No chauvinism would be complete with merely the denigration of another race. The "They" is always counterpoised to the "Us," which in this case is that ever present figment of the imagination—the American. Within a country so ethnically mixed as the United States, one would like to think that such exclusive national categories as American and non-American would lose their meaning. Yet, these divisions that place nation against nation in irreconcilable antinomy are necessary in modern society, as is amply demonstrated in Rules of Engagement.
The movie is filled with national symbolism. After rescuing the American ambassador from the raging Arab mob, and before ordering the ensuing massacre, Childers returns to rescue the American flag, that eternal symbol, the film would like us to believe, of freedom and justice.
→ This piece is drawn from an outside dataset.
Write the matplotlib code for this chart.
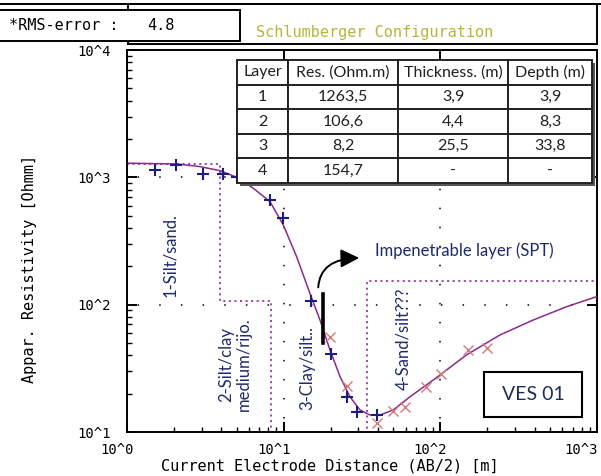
import matplotlib
matplotlib.use("Agg")
import matplotlib.pyplot as plt
from matplotlib.patches import Rectangle
from matplotlib.lines import Line2D
from matplotlib.ticker import LogLocator, NullFormatter
from matplotlib.transforms import ScaledTranslation

plt.rcParams['lines.scale_dashes'] = False

# field data (AB/2 in m, apparent resistivity in Ohm.m)
ab2_plus = [1.51, 2.05, 3.05, 4.10, 5.04, 8.18, 9.9, 14.9, 20.0, 25.3, 29.4, 39.4]
rho_plus = [1143, 1251, 1064, 1064, 1007, 664, 480, 107, 41, 18.8, 14.4, 13.6]
ab2_cross = [19.8, 25.3, 39.4, 49.8, 59.4, 80.9, 100.9, 150, 198]
rho_cross = [55.7, 23.0, 11.8, 14.6, 15.7, 22.6, 28.5, 44.1, 45.7]

# fitted curve
ab2_model = [1.02, 2.08, 2.92, 3.92, 5.01, 6.40, 8.18, 9.94, 12.1, 14.7, 17.05, 19.75,
             22.9, 26.5, 30.7, 35.5, 41.2, 50.1, 64.0, 90.1, 147, 240, 392, 640, 994]
rho_model = [1291, 1274, 1214, 1129, 1002, 821, 644, 423, 238, 123, 75.8, 44.1,
             27.2, 18.9, 14.9, 13.6, 13.6, 14.9, 18.9, 25.6, 40.3, 57.8, 75.8, 96.4, 115.6]

# layer model
layer_no = ["1", "2", "3", "4"]
layer_res = [1263.5, 106.6, 8.2, 154.7]
layer_thick = ["3,9", "4,4", "25,5", "-"]
layer_depth = [3.9, 8.3, 33.8]
table_header = ["Layer", "Res. (Ohm.m)", "Thickness. (m)", "Depth (m)"]

x_ticks = [1, 10, 100, 1000]
x_labels = ["10^0", "10^1", "10^2", "10^3"]
y_ticks = [10, 100, 1000, 10000]
y_labels = ["10^1", "10^2", "10^3", "10^4"]

W, H = 601, 476
fig = plt.figure(figsize=(W / 100, H / 100), dpi=100)
ax = fig.add_axes([127 / W, 1 - 432 / H, 470 / W, 382 / H])

mono = "DejaVu Sans Mono"
sans = "Lato"
purple = "#8b2a8b"
navy = "#1f2a6a"


def fx(px):
    return px / W


def fy(py):
    return 1 - py / H


# header boxes
fig.add_artist(Line2D([0, 1], [fy(4), fy(4)], transform=fig.transFigure, color="black", lw=1.4))
fig.add_artist(Rectangle((fx(128), fy(44)), fx(597) - fx(128), fy(4) - fy(44),
                         transform=fig.transFigure, fill=False, ec="black", lw=1.4))
fig.add_artist(Rectangle((fx(-2), fy(41)), fx(242), fy(10) - fy(41),
                         transform=fig.transFigure, fc="white", ec="black", lw=1.4, zorder=3))
fig.text(fx(9), fy(26), "*RMS-error :", family=mono, fontsize=11, va="center", zorder=4)
fig.text(fx(147), fy(26), "4.8", family=mono, fontsize=11, va="center", zorder=4)
fig.text(fx(375), fy(32), "Schlumberger Configuration", family=mono, fontsize=11,
         color="#b8b43a", ha="center", va="center")

ax.set_xscale("log")
ax.set_yscale("log")
ax.set_xlim(1, 1000)
ax.set_ylim(10, 10000)

# dotted grid
for yv in [100, 1000]:
    ax.axhline(yv, color="black", lw=1.1, ls=(8, (1.1, 14.5)), zorder=1)
for xv in [10, 100]:
    ax.axvline(xv, color="black", lw=1.1, ls=(4, (1.1, 12.6)), zorder=1)

# step layer model
xs, ys = [1], [layer_res[0]]
for i, d in enumerate(layer_depth):
    xs += [d, d]
    ys += [layer_res[i], layer_res[i + 1]]
xs.append(1000)
ys.append(layer_res[-1])
ax.plot(xs, ys, color="#9a3aa8", lw=1.3, ls=(0, (1.5, 2.5)), zorder=2)

ax.plot(ab2_model, rho_model, color=purple, lw=1.1, zorder=3)
ax.plot(ab2_plus, rho_plus, ls="none", marker="+", ms=9, mew=1.5, color="#1c1c80", zorder=4)
ax.plot(ab2_cross, rho_cross, ls="none", marker="x", ms=7, mew=1.0, color="#d07a7a", zorder=4)

# ticks
ax.set_xticks(x_ticks, labels=x_labels)
ax.set_yticks(y_ticks, labels=y_labels)
ax.xaxis.set_minor_locator(LogLocator(base=10, subs=range(2, 10)))
ax.yaxis.set_minor_locator(LogLocator(base=10, subs=range(2, 10)))
ax.xaxis.set_minor_formatter(NullFormatter())
ax.yaxis.set_minor_formatter(NullFormatter())
ax.tick_params(which="major", direction="in", length=7, width=1.4, top=True, right=True,
               labelsize=10, labelfontfamily=mono)
ax.tick_params(which="minor", direction="in", length=3.6, width=1.0, top=False, right=False)
ax.tick_params(axis="x", which="major", pad=8)
ax.tick_params(axis="y", which="major", pad=12)
shift = ScaledTranslation(-10 / 100, 0, fig.dpi_scale_trans)
edge_shift = ScaledTranslation(-6 / 100, 0, fig.dpi_scale_trans)
xlabs = ax.get_xticklabels()
for lab in xlabs:
    lab.set_transform(lab.get_transform() + shift)
xlabs[-1].set_transform(xlabs[-1].get_transform() + edge_shift)
for sp in ax.spines.values():
    sp.set_linewidth(1.4)

ax.set_xlabel("Current Electrode Distance (AB/2) [m]", family=mono, fontsize=11)
ax.set_ylabel("Appar. Resistivity [Ohmm]", family=mono, fontsize=11)
ax.xaxis.set_label_coords((330 - 127) / 470, (432 - 466) / 382)
ax.xaxis.label.set_va("center")
ax.yaxis.set_label_coords((30 - 127) / 470, (432 - 269) / 382)
ax.yaxis.label.set_va("center")

# layer labels
txt = dict(family=sans, fontsize=12, color=navy, rotation=90, ha="center", va="center")
ax.text(1.88, 245, "1-Silt/sand.", **txt)
ax.text(4.89, 34.2, "2-Silt/clay\nmedium/rijo.", linespacing=1.2, **txt)
ax.text(14.1, 31.8, "3-Clay/silt..", **txt)
ax.text(57.7, 53.8, "4-Sand/silt???", **txt)
ax.text(38.3, 264, "Impenetrable layer (SPT)", family=sans, fontsize=12, color=navy,
        ha="left", va="center")
ax.annotate("", xy=(31.6, 233), xytext=(16.6, 130),
            arrowprops=dict(arrowstyle="-|>,head_length=0.7,head_width=0.35", color="black",
                            lw=1.4, mutation_scale=16,
                            connectionstyle="angle3,angleA=90,angleB=0"))
ax.plot([17.8, 17.8], [50, 121], color="black", lw=2.6, zorder=5)

# VES box
ax.add_patch(Rectangle((0.7596, 0.0393), 0.2085, 0.1178, transform=ax.transAxes,
                       fc="white", ec="black", lw=1.5, zorder=6))
ax.text(0.7596 + 0.2085 / 2, 0.0393 + 0.1178 / 2, "VES 01", transform=ax.transAxes,
        family=sans, fontsize=14, color="#1f2d50", ha="center", va="center", zorder=7)

# layer table
rows = []
for i in range(4):
    dep = str(layer_depth[i]).replace(".", ",") if i < len(layer_depth) else "-"
    rows.append([layer_no[i], str(layer_res[i]).replace(".", ","), layer_thick[i], dep])
tx0, tx1 = (237 - 127) / 470, (592 - 127) / 470
ty0, ty1 = (432 - 183) / 382, (432 - 60) / 382
ax.add_patch(Rectangle((tx0 + 3 / 470, ty0 - 3 / 382), tx1 - tx0, ty1 - ty0,
                       transform=ax.transAxes, fc="#555555", ec="none", zorder=7))
tab = ax.table(cellText=rows, colLabels=table_header, cellLoc="center",
               colWidths=[51, 110, 110, 84], bbox=[tx0, ty0, tx1 - tx0, ty1 - ty0])
tab.auto_set_font_size(False)
tab.set_fontsize(11.5)
tab.set_zorder(8)
for cell in tab.get_celld().values():
    cell.set_linewidth(1.4)
    cell.set_edgecolor("#222222")
    cell.get_text().set_fontfamily(sans)
    cell.get_text().set_color("#202020")

fig.savefig("out.png", dpi=100)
It is significant that the demonstrators, unable to contain their virulent anti-Amerincanism, fire at the flag as it is lowered. Indeed, as the film develops, we realize that it is not the violence of the crowd that is so terrible, but their Anti-American sentiment, which is, in the eyes of the ruling circles in the United State at least, the deadliest of deadly sins.
Of course, there is no attempt to analyze why the causes of these emotions, for there is no conceivable explanation for why such a benevolent and just institution as the United States government could be hated. (To be completely accurate, the US government actually plays something of a villain in the film, but only because it attacks Childers, who, as a member of the military, represents this same government in his own way. The critique of the government, insofar as it exists, is from the right.)
The nationalism expressed is much more subtle than mere flag idolatry, however, and is bound up with an ugly glorification of the lives and deeds of military officers. Little attention is given to the military rank and file, for they are merely "the men" of the officers. The latter, including Childers in the end, are valiant and courageous "warriors," bringing honor to the American nation. In the scenes depicting military action, the US troops are always attacked; they are never the aggressors. This includes the opening scene depicting Childers and Hodges fighting in the Vietnam War, one of the most clear-cut examples of US aggression in the twentieth century.
The film is wretched, but in its wretchedness says something about the outlook and ambitions of the US ruling elite. The connection between storywriter Webb, a marine commander in Vietnam who spent six years in the 1970s defending a marine accused of war crimes, and Hollywood is particularly sinister. Friedkin has done nothing but hack-work for decades. Samuel L. Jackson and Tommy Lee Jones should simply be ashamed of themselves.